ISBN: 978-0-9908193-3-2

Pub Date: Fall 2015

Pages: 76


By Rob Carney


88 Maps is about the places, times, and wildness we should say yes to, and it’s about looking at all our real and figurative culs-de-sac and saying no. It’s a collection of praise songs, sonnets, prose poems, challenges to rampant development, narratives commemorating the last best places, and 21st century fables. That formal variety is combined with a singular vision and voice. The poems here can’t be mistaken for anyone else’s, the same way Tom Waits can’t be confused with some other singer, and gumbo—at least done right like it is in South Louisiana—doesn’t taste like just another soup.

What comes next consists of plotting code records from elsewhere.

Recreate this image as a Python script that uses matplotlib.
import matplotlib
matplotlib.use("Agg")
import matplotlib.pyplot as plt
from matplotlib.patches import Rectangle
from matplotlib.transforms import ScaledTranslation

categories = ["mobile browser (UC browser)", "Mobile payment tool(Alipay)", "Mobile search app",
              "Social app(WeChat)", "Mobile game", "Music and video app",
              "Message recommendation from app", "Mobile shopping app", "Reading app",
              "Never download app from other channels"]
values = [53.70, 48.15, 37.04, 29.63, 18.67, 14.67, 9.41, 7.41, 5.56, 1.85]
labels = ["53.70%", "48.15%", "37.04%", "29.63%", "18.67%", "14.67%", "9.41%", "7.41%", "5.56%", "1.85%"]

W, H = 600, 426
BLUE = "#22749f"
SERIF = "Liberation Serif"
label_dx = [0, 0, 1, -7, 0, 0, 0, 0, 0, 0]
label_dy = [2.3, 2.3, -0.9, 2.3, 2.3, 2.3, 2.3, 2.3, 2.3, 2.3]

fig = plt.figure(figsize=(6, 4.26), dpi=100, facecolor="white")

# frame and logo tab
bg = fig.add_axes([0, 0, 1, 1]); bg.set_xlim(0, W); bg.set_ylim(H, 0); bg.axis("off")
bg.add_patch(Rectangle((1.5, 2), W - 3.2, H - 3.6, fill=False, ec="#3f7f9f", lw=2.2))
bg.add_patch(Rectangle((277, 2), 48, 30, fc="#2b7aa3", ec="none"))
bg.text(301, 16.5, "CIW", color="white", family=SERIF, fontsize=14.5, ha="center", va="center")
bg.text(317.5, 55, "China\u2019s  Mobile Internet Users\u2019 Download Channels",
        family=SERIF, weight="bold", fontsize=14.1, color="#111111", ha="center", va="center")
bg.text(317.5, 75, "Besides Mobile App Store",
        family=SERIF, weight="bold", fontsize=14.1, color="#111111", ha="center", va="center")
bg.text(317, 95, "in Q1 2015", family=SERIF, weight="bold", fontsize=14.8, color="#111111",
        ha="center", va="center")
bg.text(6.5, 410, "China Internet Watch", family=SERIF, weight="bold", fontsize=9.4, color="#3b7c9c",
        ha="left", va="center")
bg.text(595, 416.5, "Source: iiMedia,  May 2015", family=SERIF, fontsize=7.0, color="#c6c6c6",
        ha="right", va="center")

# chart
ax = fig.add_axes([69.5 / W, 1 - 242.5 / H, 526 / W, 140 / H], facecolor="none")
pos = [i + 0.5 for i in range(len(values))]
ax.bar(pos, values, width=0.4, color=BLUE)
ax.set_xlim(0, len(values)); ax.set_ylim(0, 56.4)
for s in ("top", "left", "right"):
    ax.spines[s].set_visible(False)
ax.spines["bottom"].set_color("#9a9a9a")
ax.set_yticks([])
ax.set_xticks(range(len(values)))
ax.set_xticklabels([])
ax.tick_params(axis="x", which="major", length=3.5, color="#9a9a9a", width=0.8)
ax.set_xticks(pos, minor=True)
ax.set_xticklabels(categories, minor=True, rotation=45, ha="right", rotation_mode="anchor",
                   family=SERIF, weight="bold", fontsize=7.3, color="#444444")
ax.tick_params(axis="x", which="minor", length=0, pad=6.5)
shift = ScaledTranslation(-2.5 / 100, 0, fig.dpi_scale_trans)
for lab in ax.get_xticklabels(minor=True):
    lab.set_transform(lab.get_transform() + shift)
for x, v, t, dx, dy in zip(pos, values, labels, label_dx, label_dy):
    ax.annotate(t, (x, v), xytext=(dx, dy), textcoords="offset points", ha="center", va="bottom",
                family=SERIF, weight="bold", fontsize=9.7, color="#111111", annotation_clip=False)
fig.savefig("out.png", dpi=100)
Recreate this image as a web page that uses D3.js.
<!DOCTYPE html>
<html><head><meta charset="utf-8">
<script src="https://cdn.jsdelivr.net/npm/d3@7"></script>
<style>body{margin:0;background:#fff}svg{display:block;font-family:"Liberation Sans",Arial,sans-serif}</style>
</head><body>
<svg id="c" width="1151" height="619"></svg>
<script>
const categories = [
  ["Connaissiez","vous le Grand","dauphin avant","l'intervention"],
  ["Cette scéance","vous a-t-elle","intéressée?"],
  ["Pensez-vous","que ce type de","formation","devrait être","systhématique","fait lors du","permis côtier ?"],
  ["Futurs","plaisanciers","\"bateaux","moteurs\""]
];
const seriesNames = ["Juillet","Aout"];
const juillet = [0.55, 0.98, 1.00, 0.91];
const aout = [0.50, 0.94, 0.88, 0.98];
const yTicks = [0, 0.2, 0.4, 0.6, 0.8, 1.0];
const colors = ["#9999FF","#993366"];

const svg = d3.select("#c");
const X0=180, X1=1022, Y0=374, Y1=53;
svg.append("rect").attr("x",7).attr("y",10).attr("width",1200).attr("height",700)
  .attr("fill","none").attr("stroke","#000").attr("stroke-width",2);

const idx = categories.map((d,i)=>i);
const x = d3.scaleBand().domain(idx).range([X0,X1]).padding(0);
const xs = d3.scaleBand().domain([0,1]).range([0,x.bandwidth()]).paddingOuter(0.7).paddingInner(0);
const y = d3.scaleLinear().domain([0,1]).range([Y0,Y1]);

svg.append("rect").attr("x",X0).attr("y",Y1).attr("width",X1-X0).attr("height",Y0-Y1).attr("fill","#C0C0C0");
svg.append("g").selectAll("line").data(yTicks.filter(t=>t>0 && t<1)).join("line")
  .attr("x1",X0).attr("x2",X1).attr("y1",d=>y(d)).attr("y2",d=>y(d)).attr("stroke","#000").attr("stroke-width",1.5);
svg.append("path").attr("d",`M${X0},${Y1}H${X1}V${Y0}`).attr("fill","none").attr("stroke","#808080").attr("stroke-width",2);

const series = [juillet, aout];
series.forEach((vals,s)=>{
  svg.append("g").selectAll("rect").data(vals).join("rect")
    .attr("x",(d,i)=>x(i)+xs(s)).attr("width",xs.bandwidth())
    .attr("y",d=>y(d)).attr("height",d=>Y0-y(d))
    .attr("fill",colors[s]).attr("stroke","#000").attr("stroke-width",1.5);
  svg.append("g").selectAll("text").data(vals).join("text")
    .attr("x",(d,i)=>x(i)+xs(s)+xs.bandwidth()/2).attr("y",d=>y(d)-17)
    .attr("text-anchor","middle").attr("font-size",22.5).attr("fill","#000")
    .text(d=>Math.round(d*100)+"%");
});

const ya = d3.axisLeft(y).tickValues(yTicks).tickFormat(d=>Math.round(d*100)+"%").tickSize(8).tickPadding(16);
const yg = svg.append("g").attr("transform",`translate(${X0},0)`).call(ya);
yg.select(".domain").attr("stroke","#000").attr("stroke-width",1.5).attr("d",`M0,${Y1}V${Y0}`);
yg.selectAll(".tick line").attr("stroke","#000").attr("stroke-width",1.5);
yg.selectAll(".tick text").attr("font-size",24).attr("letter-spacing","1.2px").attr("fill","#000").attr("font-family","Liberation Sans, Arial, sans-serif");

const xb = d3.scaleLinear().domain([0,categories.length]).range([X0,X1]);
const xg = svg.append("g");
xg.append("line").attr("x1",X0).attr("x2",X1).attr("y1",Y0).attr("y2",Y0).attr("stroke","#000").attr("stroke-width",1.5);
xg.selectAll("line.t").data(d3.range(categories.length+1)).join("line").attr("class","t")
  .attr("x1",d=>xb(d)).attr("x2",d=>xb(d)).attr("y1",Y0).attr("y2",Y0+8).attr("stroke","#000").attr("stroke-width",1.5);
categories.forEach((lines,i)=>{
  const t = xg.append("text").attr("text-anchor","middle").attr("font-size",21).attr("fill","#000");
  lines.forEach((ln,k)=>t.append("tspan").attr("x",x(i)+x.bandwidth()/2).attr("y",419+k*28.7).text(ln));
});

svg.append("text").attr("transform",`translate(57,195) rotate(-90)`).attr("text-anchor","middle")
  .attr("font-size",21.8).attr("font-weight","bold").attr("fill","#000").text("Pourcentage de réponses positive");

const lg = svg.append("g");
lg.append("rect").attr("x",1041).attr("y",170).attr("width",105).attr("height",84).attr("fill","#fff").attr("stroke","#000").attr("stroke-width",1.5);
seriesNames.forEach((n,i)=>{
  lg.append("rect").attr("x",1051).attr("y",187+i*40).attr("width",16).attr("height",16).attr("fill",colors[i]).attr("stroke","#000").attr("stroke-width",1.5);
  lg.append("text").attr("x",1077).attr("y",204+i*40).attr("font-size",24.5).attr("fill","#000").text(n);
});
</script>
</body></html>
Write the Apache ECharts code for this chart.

Rob Carney’s 88 Maps lays a blueprint for navigating an American West replete with “invisible Stetsons” and immigration round-ups, Mountain Dew ad men and wolf hunts. In an age that would have us plug our inner worlds with power cords and impulse-buys, 88 Maps opens startling and bighearted pathways. Carney alerts us to languid truths, which angle against a national frame demanding that we live—or perhaps more accurately, livestream—in the extreme now. In a spirit of resistant joy, Rob Carney points us toward the riches of the internal landscape as well as the slow moving glories of day-to-day life. For this, we are deepened beyond measure.

—Diane Raptosh, author of American Amnesiac



    Rob Carney’s poems are strange machines, well-engineered but unfamiliar devices that bear both the inventor’s marks and the scars of use and misuse. They are suitable for combat and pillow. I admire the ways his poems are both tightly wound and unhinged, like toys that can’t be put back into the box and have evolved into companionable friends. The critical intelligence is keen in these poems, and so is the vaudevillian ear.

    —Ed Skoog, author of Mister Skylight and Rough Day


    Rob Carney earned a BA in English from Pacific Lutheran University and an MFA in Creative Writing from Eastern Washington University, completing his PhD at the University of Louisiana-Lafayette. He is a two-time winner of the Utah Book Award for Poetry and the author of three previous books and three chapbooks of poems, including Story Problems and Weather Report from Somondoco Press. His work has appeared in Cave Wall, Mid-American Review, Poetry Northwest, Quarterly West, Redactions, River Styx, Sugar House Review, other journals, as well as Flash Fiction Forward (Norton 2006). In 2014 he received the Robinson Jeffers Tor House Prize for Poetry. He is a Professor of English at Utah Valley University.